**EXERCISE DIRECTIONS**
Retype each line of the material exactly, please, skipping any picture in it.

+ + + +

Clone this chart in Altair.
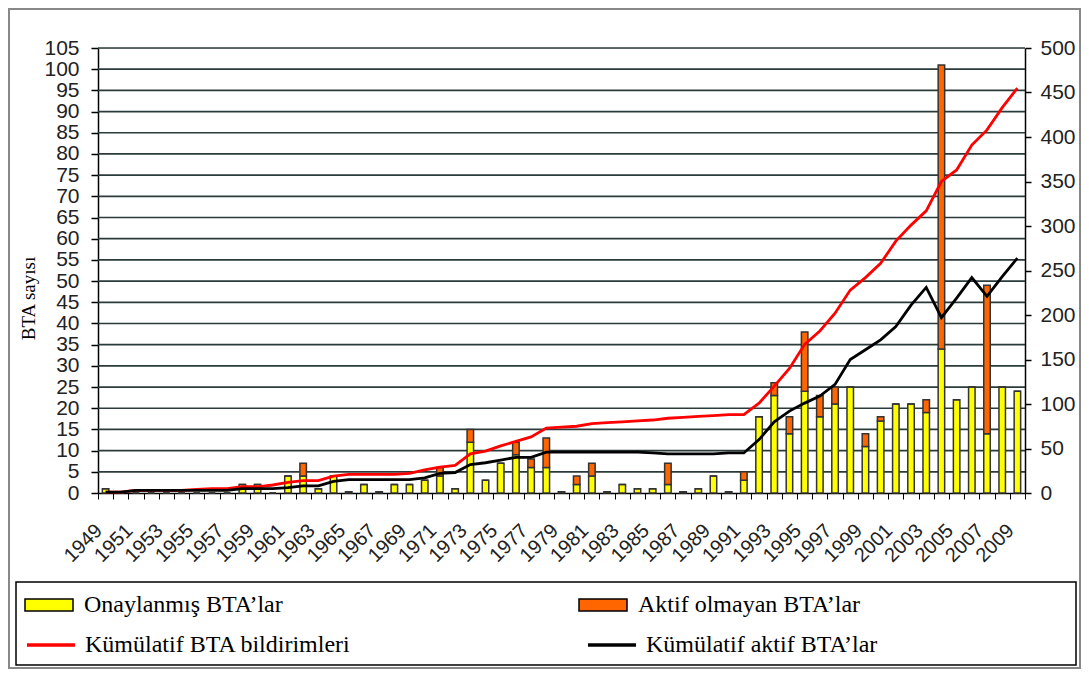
import altair as alt
import pandas as pd

years = list(range(1949, 2010))

approved = [1, 0, 0, 0, 0, 0, 0, 0, 0, 2,
            2, 0, 4, 4, 1, 4, 0.3, 2, 0.3, 2,
            2, 3, 4, 1, 12, 3, 7, 9, 6, 6,
            0.3, 2, 4, 0.3, 2, 1, 1, 2, 0.3, 1,
            4, 0.3, 3, 18, 23, 14, 24, 18, 21, 25,
            11, 17, 21, 21, 19, 34, 22, 25, 14, 25,
            24]

inactive = [0, 0, 0, 0, 0, 0, 0, 0, 0, 0,
            0, 0, 0, 3, 0, 0, 0, 0, 0, 0,
            0, 0, 2, 0, 3, 0, 0, 3, 2, 7,
            0, 2, 3, 0, 0, 0, 0, 5, 0, 0,
            0, 0, 2, 0, 3, 4, 14, 5, 4, 0,
            3, 1, 0, 0, 3, 67, 0, 0, 35, 0,
            0]

cum_notified = [1, 1, 3, 3, 3, 3, 4, 5, 5, 7,
                7, 9, 12, 14, 14, 19, 21, 21, 21, 21,
                22, 26, 29, 31, 44, 47, 53, 58, 63, 73,
                74, 75, 78, 79, 80, 81, 82, 84, 85, 86,
                87, 88, 88, 101, 120, 140, 167, 182, 202, 228,
                242, 258, 283, 301, 317, 350, 363, 391, 408, 433,
                455]

cum_active = [1, 1, 3, 3, 3, 3, 3, 3, 3, 5,
              5, 5, 6, 8, 8, 13, 15, 15, 15, 15,
              15, 17, 22, 23, 32, 34, 37, 40, 40, 46,
              46, 46, 46, 46, 46, 46, 45, 44, 44, 44,
              44, 45, 45, 60, 80, 92, 101, 109, 122, 150,
              161, 172, 187, 211, 231, 197, 219, 242, 221, 243,
              264]

left_ticks = list(range(0, 106, 5))
right_ticks = list(range(0, 501, 50))

bar_labels = ["Onaylanmış BTA’lar", "Aktif olmayan BTA’lar"]
bar_colors = ["#FFFF00", "#FF6600"]
line_labels = ["Kümülatif BTA bildirimleri", "Kümülatif aktif BTA’lar"]
line_colors = ["#FF0000", "#000000"]

n = len(years)
bars_df = pd.DataFrame({
    "year": [str(y) for y in years] * 2,
    "series": [bar_labels[0]] * n + [bar_labels[1]] * n,
    "ord": [0] * n + [1] * n,
    "value": approved + inactive,
})
red_df = pd.DataFrame({"year": [str(y) for y in years], "series": line_labels[0], "value": cum_notified})
blk_df = pd.DataFrame({"year": [str(y) for y in years], "series": line_labels[1], "value": cum_active})
grid_df = pd.DataFrame({"value": left_ticks[1:]})

W, H = 927, 445
SANS = "Liberation Sans"
SERIF = "Liberation Serif"

x_enc = alt.X(
    "year:O",
    sort=None,
    scale=alt.Scale(paddingInner=0, paddingOuter=0),
    axis=alt.Axis(
        title=None, labelAngle=-45, labelFont=SANS, labelFontSize=20, labelColor="#222",
        labelExpr="(toNumber(datum.value) - 1949) % 2 == 0 ? datum.value : ''",
        tickBand="extent", tickSize=6, tickColor="#000", domainColor="#000", domainWidth=1.5,
        labelPadding=21, labelOffset=-14, grid=False, labelOverlap=False,
    ),
)

y_left_scale = alt.Scale(domain=[0, 105], nice=False)
y_left_axis = alt.Axis(
    values=left_ticks, title="BTA sayısı", titleFont=SERIF, titleFontSize=19,
    titleFontWeight="normal", titleColor="#000", titleX=-60, titleY=250,
    labelFont=SANS, labelFontSize=21, labelColor="#222", labelPadding=12,
    tickSize=7, tickColor="#000", tickWidth=1.5, domainColor="#000", domainWidth=1.5,
    grid=False,
)

grid = alt.Chart(grid_df).mark_rule(color="#2b3b3b", strokeWidth=1.7).encode(
    y=alt.Y("value:Q", scale=y_left_scale, axis=y_left_axis)
)

bars = alt.Chart(bars_df).mark_bar(size=6.5, stroke="#333", strokeWidth=1.5).encode(
    x=x_enc,
    y=alt.Y("value:Q", stack="zero", scale=y_left_scale, axis=y_left_axis),
    fill=alt.Fill(
        "series:N",
        scale=alt.Scale(domain=bar_labels, range=bar_colors),
        legend=alt.Legend(
            title=None, orient="none", legendX=-74, legendY=532, direction="horizontal",
            symbolType="M-1,-0.25H1V0.25H-1Z", symbolSize=2304, symbolStrokeColor="#000",
            symbolStrokeWidth=1.5, labelFont=SERIF, labelFontSize=24, labelColor="#000",
            labelOffset=10, columnPadding=293, labelLimit=400,
        ),
    ),
    order=alt.Order("ord:Q", sort="ascending"),
)

y_right = alt.Y(
    "value:Q",
    scale=alt.Scale(domain=[0, 500], nice=False),
    axis=alt.Axis(
        orient="right", values=right_ticks, title=None,
        labelFont=SANS, labelFontSize=21, labelColor="#222", labelPadding=9,
        tickSize=6, tickColor="#000", tickWidth=1.5, domainColor="#000", domainWidth=1.5, grid=False,
    ),
)
stroke_enc = alt.Stroke(
    "series:N",
    scale=alt.Scale(domain=line_labels, range=line_colors),
    legend=alt.Legend(
        title=None, orient="none", legendX=-73, legendY=571, direction="horizontal",
        symbolType="stroke", symbolSize=2304, symbolStrokeWidth=3.5,
        labelFont=SERIF, labelFontSize=24, labelColor="#000",
        labelOffset=8, columnPadding=229, labelLimit=400,
    ),
)

red = alt.Chart(red_df).mark_line(strokeWidth=2.8).encode(x=x_enc, y=y_right, stroke=stroke_enc)
blk = alt.Chart(blk_df).mark_line(strokeWidth=2.8).encode(x=x_enc, y=y_right, stroke=stroke_enc)

frame_df = pd.DataFrame({"k": [0]})
legend_box = alt.Chart(frame_df).mark_rect(fill="#FFFFFF", stroke="#000", strokeWidth=1.5).encode(
    x=alt.value(-82), x2=alt.value(978), y=alt.value(534), y2=alt.value(617)
)
outer_box = alt.Chart(frame_df).mark_rect(filled=False, stroke="#888", strokeWidth=2).encode(
    x=alt.value(-89), x2=alt.value(982), y=alt.value(-39), y2=alt.value(620)
)

chart = alt.layer(
    alt.layer(grid, bars), alt.layer(red, blk), legend_box, outer_box
).resolve_scale(
    y="independent"
).properties(
    width=W, height=H,
    autosize=alt.AutoSizeParams(type="none"),
    padding={"left": 90, "top": 40, "right": 56, "bottom": 176},
).configure_view(
    fill="#CCFFFF", stroke=None
).configure_legend(
    labelFont=SERIF, labelFontSize=24
).configure(background="#FFFFFF")

chart.save("out.html", embed_options={"renderer": "svg", "actions": False})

+ + + +

**EXERCISE ANSWER**
Clone this chart in Altair.
import altair as alt
import pandas as pd

years = list(range(1949, 2010))

approved = [1, 0, 0, 0, 0, 0, 0, 0, 0, 2,
            2, 0, 4, 4, 1, 4, 0.3, 2, 0.3, 2,
            2, 3, 4, 1, 12, 3, 7, 9, 6, 6,
            0.3, 2, 4, 0.3, 2, 1, 1, 2, 0.3, 1,
            4, 0.3, 3, 18, 23, 14, 24, 18, 21, 25,
            11, 17, 21, 21, 19, 34, 22, 25, 14, 25,
            24]

inactive = [0, 0, 0, 0, 0, 0, 0, 0, 0, 0,
            0, 0, 0, 3, 0, 0, 0, 0, 0, 0,
            0, 0, 2, 0, 3, 0, 0, 3, 2, 7,
            0, 2, 3, 0, 0, 0, 0, 5, 0, 0,
            0, 0, 2, 0, 3, 4, 14, 5, 4, 0,
            3, 1, 0, 0, 3, 67, 0, 0, 35, 0,
            0]

cum_notified = [1, 1, 3, 3, 3, 3, 4, 5, 5, 7,
                7, 9, 12, 14, 14, 19, 21, 21, 21, 21,
                22, 26, 29, 31, 44, 47, 53, 58, 63, 73,
                74, 75, 78, 79, 80, 81, 82, 84, 85, 86,
                87, 88, 88, 101, 120, 140, 167, 182, 202, 228,
                242, 258, 283, 301, 317, 350, 363, 391, 408, 433,
                455]

cum_active = [1, 1, 3, 3, 3, 3, 3, 3, 3, 5,
              5, 5, 6, 8, 8, 13, 15, 15, 15, 15,
              15, 17, 22, 23, 32, 34, 37, 40, 40, 46,
              46, 46, 46, 46, 46, 46, 45, 44, 44, 44,
              44, 45, 45, 60, 80, 92, 101, 109, 122, 150,
              161, 172, 187, 211, 231, 197, 219, 242, 221, 243,
              264]

left_ticks = list(range(0, 106, 5))
right_ticks = list(range(0, 501, 50))

bar_labels = ["Onaylanmış BTA’lar", "Aktif olmayan BTA’lar"]
bar_colors = ["#FFFF00", "#FF6600"]
line_labels = ["Kümülatif BTA bildirimleri", "Kümülatif aktif BTA’lar"]
line_colors = ["#FF0000", "#000000"]

n = len(years)
bars_df = pd.DataFrame({
    "year": [str(y) for y in years] * 2,
    "series": [bar_labels[0]] * n + [bar_labels[1]] * n,
    "ord": [0] * n + [1] * n,
    "value": approved + inactive,
})
red_df = pd.DataFrame({"year": [str(y) for y in years], "series": line_labels[0], "value": cum_notified})
blk_df = pd.DataFrame({"year": [str(y) for y in years], "series": line_labels[1], "value": cum_active})
grid_df = pd.DataFrame({"value": left_ticks[1:]})

W, H = 927, 445
SANS = "Liberation Sans"
SERIF = "Liberation Serif"

x_enc = alt.X(
    "year:O",
    sort=None,
    scale=alt.Scale(paddingInner=0, paddingOuter=0),
    axis=alt.Axis(
        title=None, labelAngle=-45, labelFont=SANS, labelFontSize=20, labelColor="#222",
        labelExpr="(toNumber(datum.value) - 1949) % 2 == 0 ? datum.value : ''",
        tickBand="extent", tickSize=6, tickColor="#000", domainColor="#000", domainWidth=1.5,
        labelPadding=21, labelOffset=-14, grid=False, labelOverlap=False,
    ),
)

y_left_scale = alt.Scale(domain=[0, 105], nice=False)
y_left_axis = alt.Axis(
    values=left_ticks, title="BTA sayısı", titleFont=SERIF, titleFontSize=19,
    titleFontWeight="normal", titleColor="#000", titleX=-60, titleY=250,
    labelFont=SANS, labelFontSize=21, labelColor="#222", labelPadding=12,
    tickSize=7, tickColor="#000", tickWidth=1.5, domainColor="#000", domainWidth=1.5,
    grid=False,
)

grid = alt.Chart(grid_df).mark_rule(color="#2b3b3b", strokeWidth=1.7).encode(
    y=alt.Y("value:Q", scale=y_left_scale, axis=y_left_axis)
)

bars = alt.Chart(bars_df).mark_bar(size=6.5, stroke="#333", strokeWidth=1.5).encode(
    x=x_enc,
    y=alt.Y("value:Q", stack="zero", scale=y_left_scale, axis=y_left_axis),
    fill=alt.Fill(
        "series:N",
        scale=alt.Scale(domain=bar_labels, range=bar_colors),
        legend=alt.Legend(
            title=None, orient="none", legendX=-74, legendY=532, direction="horizontal",
            symbolType="M-1,-0.25H1V0.25H-1Z", symbolSize=2304, symbolStrokeColor="#000",
            symbolStrokeWidth=1.5, labelFont=SERIF, labelFontSize=24, labelColor="#000",
            labelOffset=10, columnPadding=293, labelLimit=400,
        ),
    ),
    order=alt.Order("ord:Q", sort="ascending"),
)

y_right = alt.Y(
    "value:Q",
    scale=alt.Scale(domain=[0, 500], nice=False),
    axis=alt.Axis(
        orient="right", values=right_ticks, title=None,
        labelFont=SANS, labelFontSize=21, labelColor="#222", labelPadding=9,
        tickSize=6, tickColor="#000", tickWidth=1.5, domainColor="#000", domainWidth=1.5, grid=False,
    ),
)
stroke_enc = alt.Stroke(
    "series:N",
    scale=alt.Scale(domain=line_labels, range=line_colors),
    legend=alt.Legend(
        title=None, orient="none", legendX=-73, legendY=571, direction="horizontal",
        symbolType="stroke", symbolSize=2304, symbolStrokeWidth=3.5,
        labelFont=SERIF, labelFontSize=24, labelColor="#000",
        labelOffset=8, columnPadding=229, labelLimit=400,
    ),
)

red = alt.Chart(red_df).mark_line(strokeWidth=2.8).encode(x=x_enc, y=y_right, stroke=stroke_enc)
blk = alt.Chart(blk_df).mark_line(strokeWidth=2.8).encode(x=x_enc, y=y_right, stroke=stroke_enc)

frame_df = pd.DataFrame({"k": [0]})
legend_box = alt.Chart(frame_df).mark_rect(fill="#FFFFFF", stroke="#000", strokeWidth=1.5).encode(
    x=alt.value(-82), x2=alt.value(978), y=alt.value(534), y2=alt.value(617)
)
outer_box = alt.Chart(frame_df).mark_rect(filled=False, stroke="#888", strokeWidth=2).encode(
    x=alt.value(-89), x2=alt.value(982), y=alt.value(-39), y2=alt.value(620)
)

chart = alt.layer(
    alt.layer(grid, bars), alt.layer(red, blk), legend_box, outer_box
).resolve_scale(
    y="independent"
).properties(
    width=W, height=H,
    autosize=alt.AutoSizeParams(type="none"),
    padding={"left": 90, "top": 40, "right": 56, "bottom": 176},
).configure_view(
    fill="#CCFFFF", stroke=None
).configure_legend(
    labelFont=SERIF, labelFontSize=24
).configure(background="#FFFFFF")

chart.save("out.html", embed_options={"renderer": "svg", "actions": False})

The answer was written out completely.